Колбаса как символ благосостояния нашего народа

21 июнь 2006 Электронная версия газеты "Владивосток" №1967 от 21 июнь 2006

Мы долго и терпеливо строили светлое будущее. Партийные вожди нас подстегивали и обещали полный коммунизм в конце 80-х. И вот будущее наступило. Сегодня, в конце 90-х, в нашем провинциальном магазинчике я насчитал 20 сортов колбасы. В советские времена такое могло только присниться...

Ах, эта колбаса - детская мечта моих сверстников! Ее почему-то все время не хватало. Особенно копченой. В провинции ее можно было приобрести только по великому блату или на очередной партконференции. Причем для этой цели обновляли госрезерв, пускали в продажу залежалую, закладывали на хранение свежую. Взрослый желудок “колбасу с партконференции” переваривал, детский - нет. Помню, мы сдуру дали ее полуторагодовалому ребенку, решили побаловать. Потом была “скорая”, увозившая его с острой кишечной болью и рвотой...

Сталин проблему с колбасой решал по-своему: лишних едоков он отправлял в лагеря, где “гнилая интеллигенция” и на голодный желудок спектакли ставила. Хрущев в “оттепель” выпустил всех политических, и колбасы опять не стало хватать. Шамкающий Брежнев уже не управлял страной. Он занимался более важным делом: милейший человек, он как ребенок, любивший побрякушки, цеплял их на пиджак. И потешал страну и весь мир. Правда, стыдновато было за старца. Чтобы веселить, были ведь Никулин и множество других.
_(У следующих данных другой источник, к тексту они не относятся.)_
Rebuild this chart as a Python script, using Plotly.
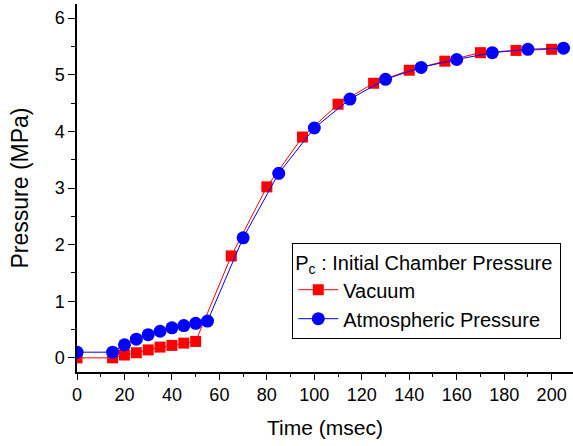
import plotly.graph_objects as go

vac_x = [0, 15, 20, 25, 30, 35, 40, 45, 50, 65, 80, 95, 110, 125, 140, 155, 170, 185, 200]
vac_y = [0.0, 0.0, 0.05, 0.09, 0.14, 0.19, 0.22, 0.26, 0.29, 1.80, 3.02, 3.90, 4.48, 4.85, 5.08, 5.24, 5.39, 5.43, 5.45]
atm_x = [0, 15, 20, 25, 30, 35, 40, 45, 50, 55, 70, 85, 100, 115, 130, 145, 160, 175, 190, 205]
atm_y = [0.10, 0.10, 0.23, 0.33, 0.41, 0.47, 0.53, 0.57, 0.61, 0.65, 2.12, 3.26, 4.06, 4.57, 4.92, 5.13, 5.27, 5.39, 5.45, 5.47]

FONT = "Liberation Sans, Arial, sans-serif"

fig = go.Figure()
fig.add_trace(go.Scatter(x=vac_x, y=vac_y, mode="lines+markers", name="Vacuum",
                         line=dict(color="#ff0000", width=1),
                         marker=dict(symbol="square", size=11, color="#ff0000")))
fig.add_trace(go.Scatter(x=atm_x, y=atm_y, mode="lines+markers", name="Atmospheric Pressure",
                         line=dict(color="#0000ff", width=1),
                         marker=dict(symbol="circle", size=13, color="#0000ff")))

fig.update_layout(
    width=573, height=446,
    margin=dict(l=77, r=0, t=4, b=74),
    paper_bgcolor="white", plot_bgcolor="white",
    font=dict(family=FONT, size=20, color="black"),
    showlegend=True,
    legend=dict(
        x=0.434, y=0.350, xanchor="left", yanchor="top",
        bordercolor="black", borderwidth=1, bgcolor="white",
        title=dict(text="P<sub>c</sub> : Initial Chamber Pressure&nbsp;", font=dict(size=20)),
        font=dict(size=20), itemwidth=40, tracegroupgap=0,
    ),
    xaxis=dict(
        range=[0, 209], tickmode="array", tickvals=list(range(0, 201, 20)),
        ticks="outside", ticklen=6, tickwidth=1, tickcolor="black",
        minor=dict(dtick=10, ticks="outside", ticklen=3, tickcolor="black"),
        showline=True, linecolor="black", linewidth=1.5, showgrid=False, zeroline=False,
        tickfont=dict(size=18),
        title=dict(text="Time (msec)", font=dict(size=21), standoff=16),
    ),
    yaxis=dict(
        range=[-0.25, 6.25], tickmode="array", tickvals=[0, 1, 2, 3, 4, 5, 6],
        ticks="outside", ticklen=7, tickwidth=1, tickcolor="black",
        minor=dict(dtick=0.5, ticks="outside", ticklen=4, tickcolor="black"),
        showline=True, linecolor="black", linewidth=1.5, showgrid=False, zeroline=False,
        tickfont=dict(size=18),
        title=dict(text="Pressure (MPa)", font=dict(size=23), standoff=20),
    ),
)

fig.write_html("out.html")
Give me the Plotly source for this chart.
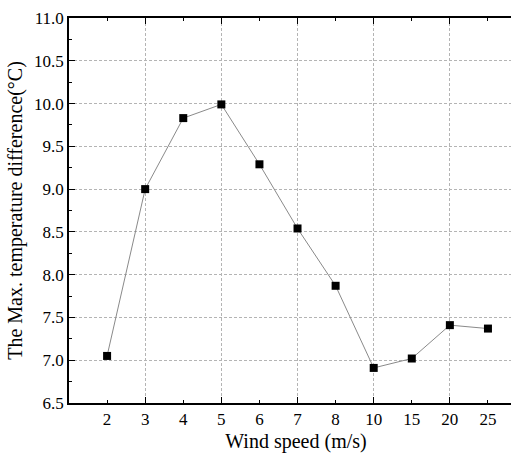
import plotly.graph_objects as go

wind_labels = ["2", "3", "4", "5", "6", "7", "8", "10", "15", "20", "25"]
max_temp_diff = [7.05, 9.00, 9.83, 9.99, 9.29, 8.54, 7.87, 6.91, 7.02, 7.41, 7.37]
y_ticks = [6.5, 7.0, 7.5, 8.0, 8.5, 9.0, 9.5, 10.0, 10.5, 11.0]

idx = list(range(1, len(wind_labels) + 1))
major_idx = [i for i in idx if i % 2 == 0]

FONT = "Liberation Serif"
GRID = "#b4b4b4"

fig = go.Figure()
fig.add_trace(go.Scatter(
    x=idx, y=max_temp_diff, mode="lines+markers",
    line=dict(color="#8a8a8a", width=1),
    marker=dict(symbol="square", size=8, color="black"),
    showlegend=False,
))

xr = [0, 11.92]
fig.update_layout(
    width=524, height=457, autosize=False,
    margin=dict(l=69, r=1, t=18, b=54),
    paper_bgcolor="white", plot_bgcolor="white",
    font=dict(family=FONT, size=17, color="black"),
    xaxis=dict(
        range=xr, tickmode="array", tickvals=idx, ticktext=wind_labels,
        ticks="inside", ticklen=3, tickwidth=1.2, tickcolor="black",
        showgrid=False, zeroline=False, automargin=False,
        minor=dict(tickvals=major_idx, ticks="inside", ticklen=6, tickcolor="black",
                   showgrid=True, gridcolor=GRID, gridwidth=1, griddash="3px,2px"),
        showline=True, linecolor="black", linewidth=1.5, mirror="ticks",
        title=dict(text="Wind speed (m/s)", font=dict(family=FONT, size=20, color="black"), standoff=6),
        tickfont=dict(family=FONT, size=17, color="black"),
    ),
    yaxis=dict(
        range=[6.5, 11.0], tickmode="array", tickvals=y_ticks,
        ticktext=[f"{v:.1f}" for v in y_ticks],
        ticks="inside", ticklen=6, tickwidth=1.2, tickcolor="black",
        minor=dict(dtick=0.25, tick0=6.5, ticks="inside", ticklen=3, tickcolor="black", showgrid=False),
        showgrid=True, gridcolor=GRID, gridwidth=1, griddash="3px,2px",
        zeroline=False, automargin=False,
        showline=True, linecolor="black", linewidth=1.5, mirror="ticks",
        title=dict(text="The Max. temperature difference(°C)", font=dict(family=FONT, size=20, color="black"), standoff=6),
        tickfont=dict(family=FONT, size=17, color="black"),
    ),
)

fig.write_html(
    "out.html",
    config={"responsive": False, "displayModeBar": False},
    post_script=(
        "document.documentElement.style.overflow='hidden';"
        "document.body.style.overflow='hidden';"
        "document.body.style.margin='0';"
    ),
)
Получалось, он отбирал у них кусок хлеба и шмат колбасы на нем.

В молодости я служил в парторганах - должность по тем временам отнюдь не редкая была. Раз в неделю в конце рабочего дня нам организовывали буфетик, в котором давали “дефицит” - копченую колбасу, говяжий язык и едва появившийся тогда “Уссурийский” бальзам. Но и там была очередь. Я не любил в ней стоять. У меня были единомышленники. И мы резались в шахматы до последнего, пока в буфете не оставалось никого. Зато колбаса обычно оставалась, и я брал уже не одну свою пайку, а еще и на родственников и знакомых (стоила она всего-то 3.60, кажется).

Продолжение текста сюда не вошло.